Return exactly, please, the lines that run from the line with "Convert this chart" to the line with "d_pct = [19.5, 8.3, 3.1, 2.2, 1.9]", ends included, and omit all pictures.

## [DATASET CONTENT]
────

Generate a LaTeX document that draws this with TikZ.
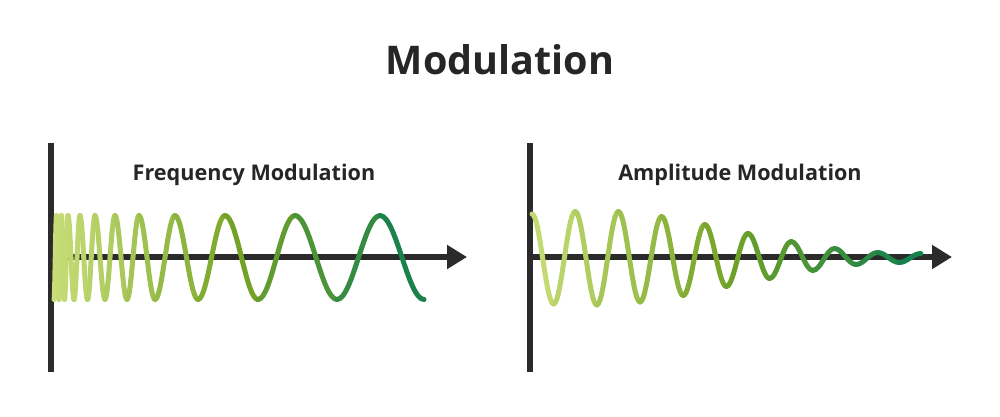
\documentclass[tikz,border=0pt]{standalone}
\usepackage{fontspec}
\setmainfont{Open Sans}
\usetikzlibrary{arrows.meta}
\definecolor{ink}{HTML}{262626}
\definecolor{axiscol}{HTML}{2B2B2B}
\definecolor{gA}{RGB}{200,221,120}
\definecolor{gB}{RGB}{116,163,38}
\definecolor{gC}{RGB}{16,126,80}
\newcommand\wavecolor[3]{% midpoint x, start x, end x -> colour wc
  \pgfmathsetmacro\pp{max(0,min(200,((#1)-(#2))/((#3)-(#2))*200))}%
  \ifdim\pp pt<100pt
    \colorlet{wc}{gB!\pp!gA}%
  \else
    \pgfmathsetmacro\qq{\pp-100}%
    \colorlet{wc}{gC!\qq!gB}%
  \fi}
\begin{document}
\begin{tikzpicture}[x=1pt,y=-1pt,
  axisline/.style={draw=axiscol, line width=5.5pt},
  arrowaxis/.style={axisline, -{Triangle[length=20pt,width=23pt]}},
  wave/.style={line width=5pt, line cap=round, line join=round},
  lbl/.style={font=\bfseries\fontsize{21.6}{25}\selectfont, text=ink, anchor=base, inner sep=0pt},
  ttl/.style={font=\bfseries\fontsize{39.5}{44}\selectfont, text=ink, anchor=base, inner sep=0pt}]
\fill[white] (0,0) rectangle (1000,417);
\useasboundingbox (0,0) rectangle (1000,417);

% titles
\node[ttl] (title) at (500,75) {Modulation};
\node[lbl] (fmlabel) at (254,180) {Frequency Modulation};
\node[lbl] (amlabel) at (740,180) {Amplitude Modulation};

% axes
\coordinate (fmtop) at (51,143);
\coordinate (fmbot) at (51,372);
\coordinate (fmorig) at (51,257);
\coordinate (fmend) at (467,257);
\coordinate (amtop) at (530,143);
\coordinate (ambot) at (530,372);
\coordinate (amorig) at (530,257);
\coordinate (amend) at (952,257);
\draw[axisline] (fmtop) -- (fmbot);
\draw[arrowaxis] (fmorig) -- (fmend);
\draw[axisline] (amtop) -- (ambot);
\draw[arrowaxis] (amorig) -- (amend);

% frequency modulated wave (half cycles between extrema)
\foreach \x [count=\i, remember=\x as \lx (initially 54)] in
  {56.5,59,61.5,64.5,68,74,80,87.5,95,105,115,127,139,155,175,198,225,258,295,337,380,424} {
  \pgfmathsetmacro\ya{ifthenelse(isodd(\i),299.5,215.5)}
  \pgfmathsetmacro\yb{ifthenelse(isodd(\i),215.5,299.5)}
  \pgfmathsetmacro\ca{\lx+0.3642*(\x-\lx)}
  \pgfmathsetmacro\cb{\x-0.3642*(\x-\lx)}
  \wavecolor{(\lx+\x)/2}{55}{424}
  \draw[wave, draw=wc] (\lx,\ya) .. controls (\ca,\ya) and (\cb,\yb) .. (\x,\yb);
}

% amplitude modulated wave
\foreach \x/\a [count=\i, remember=\x as \lx (initially 532), remember=\a as \la (initially 44)] in
  {553.6/46, 575.2/46.5, 596.8/47, 618.4/46.5, 640/44, 661.6/41.5, 683.2/37.5, 704.8/33.5,
   726.4/28.5, 748/24.5, 769.6/20.5, 791.2/16.5, 812.8/12.5, 834.4/9.5, 856/6.5,
   877.6/5.5, 899.2/4.5, 920.8/4.5} {
  \pgfmathsetmacro\ya{ifthenelse(isodd(\i),258-\la,258+\la)}
  \pgfmathsetmacro\yb{ifthenelse(isodd(\i),258+\a,258-\a)}
  \pgfmathsetmacro\ca{\lx+0.3642*(\x-\lx)}
  \pgfmathsetmacro\cb{\x-0.3642*(\x-\lx)}
  \wavecolor{(\lx+\x)/2}{532}{921}
  \draw[wave, draw=wc] (\lx,\ya) .. controls (\ca,\ya) and (\cb,\yb) .. (\x,\yb);
}
\end{tikzpicture}
\end{document}
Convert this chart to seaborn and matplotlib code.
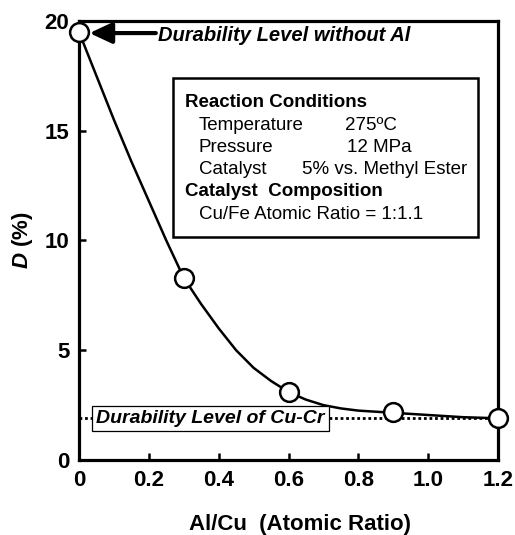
import matplotlib
matplotlib.use('Agg')
import matplotlib.pyplot as plt
from matplotlib.patches import Rectangle
import seaborn as sns
import pandas as pd

# measured points
al_cu = [0.0, 0.3, 0.6, 0.9, 1.2]
d_pct = [19.5, 8.3, 3.1, 2.2, 1.9]

# smooth guide curve
curve_x = [0.0, 0.05, 0.1, 0.15, 0.2, 0.25, 0.3, 0.35, 0.4, 0.45, 0.5, 0.55,
           0.6, 0.65, 0.7, 0.75, 0.8, 0.9, 1.0, 1.1, 1.2]
curve_y = [19.5, 17.5, 15.5, 13.6, 11.8, 10.0, 8.3, 7.1, 6.0, 5.0, 4.2, 3.6,
           3.1, 2.75, 2.5, 2.35, 2.25, 2.15, 2.05, 1.95, 1.9]

cu_cr_level = 1.9

x_ticks = [0, 0.2, 0.4, 0.6, 0.8, 1.0, 1.2]
x_tick_labels = ['0', '0.2', '0.4', '0.6', '0.8', '1.0', '1.2']
y_ticks = [0, 5, 10, 15, 20]

cond_lines = [
    ('Reaction Conditions', None, True),
    ('Temperature', '275ºC', False),
    ('Pressure', '12 MPa', False),
    ('Catalyst', '5% vs. Methyl Ester', False),
    ('Catalyst  Composition', None, True),
    ('Cu/Fe Atomic Ratio = 1:1.1', None, False),
]

sns.set_theme(style='ticks')
plt.rcParams['font.family'] = ['Liberation Sans', 'DejaVu Sans']
plt.rcParams['mathtext.fontset'] = 'custom'
plt.rcParams['mathtext.it'] = 'Liberation Sans:italic:bold'
plt.rcParams['mathtext.rm'] = 'Liberation Sans:bold'
plt.rcParams['text.color'] = 'black'
plt.rcParams['axes.labelcolor'] = 'black'
plt.rcParams['axes.edgecolor'] = 'black'
plt.rcParams['xtick.color'] = 'black'
plt.rcParams['ytick.color'] = 'black'

W, H = 515, 535
fig = plt.figure(figsize=(W / 100, H / 100), dpi=100)
ax = fig.add_axes([79 / W, 1 - 460 / H, (498 - 79) / W, (460 - 21) / H])

curve_df = pd.DataFrame({'x': curve_x, 'y': curve_y})
pts_df = pd.DataFrame({'x': al_cu, 'y': d_pct})

# dotted Cu-Cr level
ax.axhline(cu_cr_level, color='black', ls=(0, (1, 1)), lw=2.0, zorder=1)

sns.lineplot(data=curve_df, x='x', y='y', ax=ax, color='black', lw=1.8,
             sort=False, zorder=2)
ax.plot(pts_df['x'], pts_df['y'], 'o', ms=13.5, mfc='white', mec='black',
        mew=1.8, clip_on=False, zorder=5)

ax.set_xlim(0, 1.2)
ax.set_ylim(0, 20)
ax.set_xticks(x_ticks)
ax.set_xticklabels(x_tick_labels)
ax.set_yticks(y_ticks)
for s in ax.spines.values():
    s.set_linewidth(2.3)
    s.set_visible(True)
ax.tick_params(direction='in', length=5, width=1.8, labelsize=16, pad=7)
for lab in ax.get_xticklabels() + ax.get_yticklabels():
    lab.set_fontweight('bold')

ax.set_xlabel('Al/Cu  (Atomic Ratio)', fontsize=16, fontweight='bold')
ax.xaxis.set_label_coords(0.527, -0.122)
ax.set_ylabel('$D$ (%)', fontsize=16, fontweight='bold')
ax.yaxis.set_label_coords(-0.105, 0.5)

# arrow + label for point without Al
ax.annotate('', xy=(0.03, 19.45), xytext=(0.22, 19.45),
            arrowprops=dict(arrowstyle='-|>,head_length=0.9,head_width=0.42',
                            lw=3.0, color='black', mutation_scale=15,
                            shrinkA=0, shrinkB=0))
ax.text(0.226, 19.35, 'Durability Level without Al', fontsize=14.5,
        fontweight='bold', style='italic', va='center', ha='left')

# Cu-Cr label
ax.text(0.05, cu_cr_level, 'Durability Level of Cu-Cr', fontsize=14,
        fontweight='bold', style='italic', va='center', ha='left', zorder=3,
        bbox=dict(boxstyle='square,pad=0.22', fc='white', ec='black', lw=0.9))

# conditions box (figure pixel layout)
def fx(px):
    return px / W

def fy(py):
    return 1 - py / H

fig.patches.append(Rectangle((fx(173), fy(237)), (478 - 173) / W, (237 - 78) / H,
                             transform=fig.transFigure, fill=False,
                             ec='black', lw=1.8))
row_y = [102, 125, 147, 170, 192, 215]
val_x = {'275ºC': 345, '12 MPa': 347, '5% vs. Methyl Ester': 302}
for (label, value, bold), py in zip(cond_lines, row_y):
    lx = 185 if bold else 199
    fig.text(fx(lx), fy(py), label, fontsize=13.5,
             fontweight='bold' if bold else 'normal', va='center', ha='left')
    if value:
        fig.text(fx(val_x[value]), fy(py), value, fontsize=13.5, va='center', ha='left')

fig.savefig('out.png', dpi=100)
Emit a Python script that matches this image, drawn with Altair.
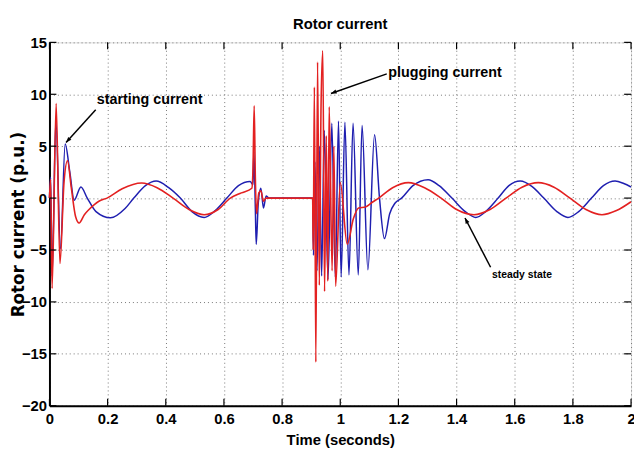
import altair as alt
import pandas as pd

# ---- data ----
blue_t = [0.000, 0.004, 0.009, 0.022, 0.038, 0.054, 0.070, 0.085, 0.108, 0.130, 0.160, 0.210,
          0.260, 0.290, 0.330, 0.367, 0.410, 0.450, 0.490, 0.532, 0.570, 0.610, 0.650, 0.690,
          0.700, 0.703, 0.708, 0.711, 0.718, 0.727, 0.736, 0.745, 0.755, 0.905,
          0.908, 0.913, 0.920, 0.928, 0.936, 0.945, 0.958, 0.971, 0.983, 0.994, 1.003, 1.016,
          1.030, 1.044, 1.062, 1.075, 1.095, 1.118, 1.135, 1.152, 1.170, 1.188, 1.211, 1.250,
          1.302, 1.340, 1.384, 1.430, 1.466, 1.500, 1.543, 1.580, 1.619, 1.660, 1.700, 1.745,
          1.783, 1.820, 1.864, 1.905, 1.945, 1.975, 2.000]
blue_v = [0.0, 2.0, -7.5, 7.5, -4.9, 5.2, 2.5, -0.2, 1.07, 0.0, -1.3, -1.9,
          -1.0, 0.0, 1.2, 1.64, 1.0, 0.0, -1.3, -1.86, -1.2, 0.0, 1.2, 1.6,
          1.3, 4.5, -1.0, -4.45, -0.5, 0.95, -0.95, 0.2, 0.0, 0.0,
          -5.5, 3.5, -7.0, 5.0, -7.5, 6.5, -7.8, 7.2, -7.6, 7.4, -7.6, 7.3,
          -7.4, 7.2, -7.4, 7.0, -6.9, 6.1, 0.0, -3.9, -1.5, -0.5, 0.0, 1.2,
          1.77, 1.2, 0.0, -1.3, -1.86, -1.3, 0.0, 1.2, 1.64, 1.1, 0.0, -1.3,
          -1.86, -1.3, 0.0, 1.2, 1.64, 1.4, 1.07]

red_t = [0.000, 0.004, 0.009, 0.023, 0.036, 0.050, 0.062, 0.075, 0.090, 0.102, 0.120, 0.136,
         0.170, 0.198, 0.250, 0.317, 0.370, 0.425, 0.480, 0.532, 0.580, 0.622, 0.660, 0.696,
         0.700, 0.704, 0.708, 0.712, 0.720, 0.727, 0.736, 0.745, 0.905,
         0.907, 0.911, 0.916, 0.922, 0.928, 0.934, 0.940, 0.946, 0.952, 0.957, 0.962, 0.972,
         0.978, 0.984, 1.000, 1.024, 1.045, 1.063, 1.087, 1.110, 1.132, 1.180, 1.234, 1.290,
         1.347, 1.400, 1.460, 1.515, 1.570, 1.625, 1.681, 1.735, 1.790, 1.845, 1.900, 1.950,
         2.000]
red_v = [0.0, 1.8, -8.7, 9.1, -6.3, 1.5, 3.6, 1.0, -1.8, -2.4, -1.6, -1.1,
         -0.3, 0.0, 0.9, 1.45, 1.0, 0.0, -1.1, -1.6, -1.1, 0.0, 0.5, 0.95,
         3.0, 8.9, 2.0, -1.5, 0.5, 0.7, -0.3, 0.0, 0.0,
         -5.0, 10.7, -15.8, 13.1, -8.4, 9.0, 14.2, -9.0, 6.0, -8.0, 8.8, -7.0,
         5.0, -8.5, 1.5, -4.45, -2.0, -0.95, -0.85, -0.4, 0.0, 1.0, 1.49, 1.0,
         0.0, -1.1, -1.6, -1.1, 0.0, 1.05, 1.49, 1.05, 0.0, -1.1, -1.6, -1.2,
         -0.35]

x_ticks = [0, 0.2, 0.4, 0.6, 0.8, 1, 1.2, 1.4, 1.6, 1.8, 2]
y_ticks = [-20, -15, -10, -5, 0, 5, 10, 15]

ann_text = ["starting current", "plugging current", "steady state"]
ann_tx = [0.163, 1.165, 1.522]
ann_ty = [9.4, 12.0, -7.4]
ann_size = [14.5, 14.5, 10.5]
arr_x0 = [0.159, 1.160, 1.517]
arr_y0 = [8.5, 11.97, -6.66]
arr_x1 = [0.057, 0.968, 1.429]
arr_y1 = [5.35, 10.08, -1.92]
arr_angle = [222, 250, 333]

FONT = "Liberation Sans, Arial, sans-serif"
YFONT = "DejaVu Sans, sans-serif"
BLUE = "#1f1fb0"
RED = "#e32121"

W, H = 589, 368

df = pd.concat([
    pd.DataFrame({"t": blue_t, "v": blue_v, "s": "blue", "o": range(len(blue_t))}),
    pd.DataFrame({"t": red_t, "v": red_v, "s": "red", "o": range(len(red_t))}),
])

xs = alt.Scale(domain=[0, 2], nice=False, zero=False)
ys = alt.Scale(domain=[-20, 15], nice=False, zero=False)

xaxis = alt.Axis(values=x_ticks, format="~g", grid=True, gridDash=[1, 3], gridColor="#777",
                 gridWidth=1, tickSize=0, domainColor="black", domainWidth=2,
                 labelFont=FONT, labelFontSize=15, labelFontWeight="bold", labelColor="black",
                 labelPadding=6, labelFlush=False,
                 title="Time (seconds)", titleFont=FONT, titleFontSize=15, titleFontWeight="bold",
                 titleColor="black", titleY=39, titleBaseline="alphabetic")
yaxis = alt.Axis(values=y_ticks, grid=True, gridDash=[1, 3], gridColor="#777",
                 gridWidth=1, tickSize=0, domainColor="black", domainWidth=2,
                 labelFont=FONT, labelFontSize=15, labelFontWeight="bold", labelColor="black",
                 labelPadding=3, labelFlush=False,
                 title="Rotor current (p.u.)", titleFont=YFONT,
                 titleFontSize=17, titleFontWeight="bold", titleColor="black",
                 titleX=-26, titleBaseline="alphabetic")

base = alt.Chart(df)

blue_line = base.transform_filter(alt.datum.s == "blue").mark_line(
    color=BLUE, strokeWidth=1.5, interpolate="monotone").encode(
    x=alt.X("t:Q", scale=xs, axis=xaxis),
    y=alt.Y("v:Q", scale=ys, axis=yaxis),
    order="o:Q")
red_line = base.transform_filter(alt.datum.s == "red").mark_line(
    color=RED, strokeWidth=1.6, interpolate="monotone").encode(
    x=alt.X("t:Q", scale=xs),
    y=alt.Y("v:Q", scale=ys),
    order="o:Q")

xt = pd.DataFrame({"x": x_ticks})
yt = pd.DataFrame({"y": y_ticks})
tick_b = alt.Chart(xt).mark_rule(color="black", strokeWidth=1.2).encode(
    x=alt.X("x:Q", scale=xs), y=alt.value(H - 7), y2=alt.value(H))
tick_t = alt.Chart(xt).mark_rule(color="black", strokeWidth=1.2).encode(
    x=alt.X("x:Q", scale=xs), y=alt.value(0), y2=alt.value(7))
tick_l = alt.Chart(yt).mark_rule(color="black", strokeWidth=1.2).encode(
    y=alt.Y("y:Q", scale=ys), x=alt.value(0), x2=alt.value(7))
tick_r = alt.Chart(yt).mark_rule(color="black", strokeWidth=1.2).encode(
    y=alt.Y("y:Q", scale=ys), x=alt.value(W - 7), x2=alt.value(W))

ann = pd.DataFrame({"text": ann_text, "tx": ann_tx, "ty": ann_ty, "fs": ann_size,
                    "x0": arr_x0, "y0": arr_y0, "x1": arr_x1, "y1": arr_y1, "ang": arr_angle})

arrows = alt.Chart(ann).mark_rule(color="black", strokeWidth=1.5).encode(
    x=alt.X("x0:Q", scale=xs), y=alt.Y("y0:Q", scale=ys),
    x2="x1:Q", y2="y1:Q")
heads = alt.Chart(ann).mark_point(
    shape="M0,0L-0.45,1.2L0.45,1.2Z", filled=True, color="black", opacity=1, size=90).encode(
    x=alt.X("x1:Q", scale=xs), y=alt.Y("y1:Q", scale=ys),
    angle=alt.Angle("ang:Q", scale=None))
texts = alt.Chart(ann).mark_text(
    font=FONT, fontWeight="bold", color="black", align="left", baseline="middle").encode(
    x=alt.X("tx:Q", scale=xs), y=alt.Y("ty:Q", scale=ys), text="text:N",
    size=alt.Size("fs:Q", scale=None, legend=None))

chart = alt.layer(blue_line, red_line, tick_b, tick_t, tick_l, tick_r, arrows, heads, texts).properties(
    width=W, height=H,
    title=alt.TitleParams("Rotor current", font=FONT, fontSize=15, fontWeight="bold",
                          color="black", anchor="middle", offset=4),
    padding={"left": 42, "top": 32, "right": 3, "bottom": 40},
    autosize="none",
).configure_view(stroke="black", strokeWidth=2).configure(background="white")

chart.save("out.html", embed_options={"renderer": "svg", "actions": False})
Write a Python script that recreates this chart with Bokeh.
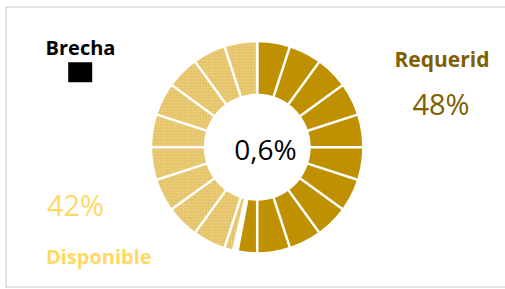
import math
from bokeh.plotting import figure
from bokeh.models import Range1d
from bokeh.core.properties import value
from bokeh.embed import file_html
from bokeh.resources import INLINE

# ---- data ----
categories = ["Requerid", "Brecha", "Disponible"]
values = [48.0, 0.6, 42.0]
value_labels = ["48%", "0,6%", "42%"]
grid_segments = 20

W, H = 505, 289
p = figure(width=W, height=H, output_backend="svg", toolbar_location=None,
           x_range=Range1d(0, W), y_range=Range1d(0, H), min_border=0)
p.axis.visible = False
p.grid.visible = False
p.outline_line_color = None
p.background_fill_color = "white"
p.border_fill_color = "white"

# chart area border
p.quad(left=[5.5], right=[515], bottom=[2.5], top=[282.5],
       fill_color=None, line_color="#D9D9D9", line_width=1.5)

cx, cy = 256.7, 142.3
r_out, r_in = 105, 53.5

total = sum(values)
fills = ["#BF9000", None, "#EACB76"]
cum = 0.0
bounds = []
for cat, v, fc in zip(categories, values, fills):
    f0 = cum / total
    cum += v
    f1 = cum / total
    bounds.append(f0)
    if fc is None:
        continue
    kw = {}
    if cat == "Disponible":
        kw = dict(hatch_pattern="dot", hatch_color="#C9A43F", hatch_scale=3,
                  hatch_alpha=0.6)
    p.annular_wedge(x=[cx], y=[cy], inner_radius=r_in, outer_radius=r_out,
                    start_angle=math.pi / 2 - 2 * math.pi * f0,
                    end_angle=math.pi / 2 - 2 * math.pi * f1,
                    direction="clock", fill_color=fc, line_color=None, **kw)

# white separators: every grid segment and at slice boundaries
fracs = [k / grid_segments for k in range(grid_segments)] + bounds
x0, y0, x1, y1 = [], [], [], []
for f in fracs:
    a = math.pi / 2 - 2 * math.pi * f
    x0.append(cx + (r_in - 2) * math.cos(a)); y0.append(cy + (r_in - 2) * math.sin(a))
    x1.append(cx + (r_out + 2) * math.cos(a)); y1.append(cy + (r_out + 2) * math.sin(a))
p.segment(x0=x0, y0=y0, x1=x1, y1=y1, line_color="white", line_width=2.5)

font = value("Open Sans")
dy = 9.5
# center value (Brecha)
p.text(x=[265], y=[130.7 + dy], text=[value_labels[1]], text_font=font,
       text_font_size="28px", text_color="black", text_align="center",
       text_baseline="alphabetic")
# Requerid
p.text(x=[441.5], y=[220.7 + dy], text=[categories[0]], text_font=font,
       text_font_size="21px", text_font_style="bold", text_color="#7F6000",
       text_align="center", text_baseline="alphabetic")
p.text(x=[440.5], y=[176.3 + dy], text=[value_labels[0]], text_font=font,
       text_font_size="29px", text_color="#7F6000",
       text_align="center", text_baseline="alphabetic")
# Disponible
p.text(x=[75], y=[75.7 + dy], text=[value_labels[2]], text_font=font,
       text_font_size="29px", text_color="#FFD966",
       text_align="center", text_baseline="alphabetic")
p.text(x=[98.3], y=[24 + dy], text=[categories[2]], text_font=font,
       text_font_size="20px", text_font_style="bold", text_color="#FFD966",
       text_align="center", text_baseline="alphabetic")
# Brecha legend
p.text(x=[80], y=[232.3 + dy], text=[categories[1]], text_font=font,
       text_font_size="20px", text_font_style="bold", text_color="black",
       text_align="center", text_baseline="alphabetic")
p.rect(x=[79.7], y=[217.3], width=24, height=20, fill_color="black", line_color=None)

open("out.html", "w").write(file_html(p, INLINE))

────

## [TASK RESPONSE]
Convert this chart to seaborn and matplotlib code.
import matplotlib
matplotlib.use('Agg')
import matplotlib.pyplot as plt
from matplotlib.patches import Rectangle
import seaborn as sns
import pandas as pd

# measured points
al_cu = [0.0, 0.3, 0.6, 0.9, 1.2]
d_pct = [19.5, 8.3, 3.1, 2.2, 1.9]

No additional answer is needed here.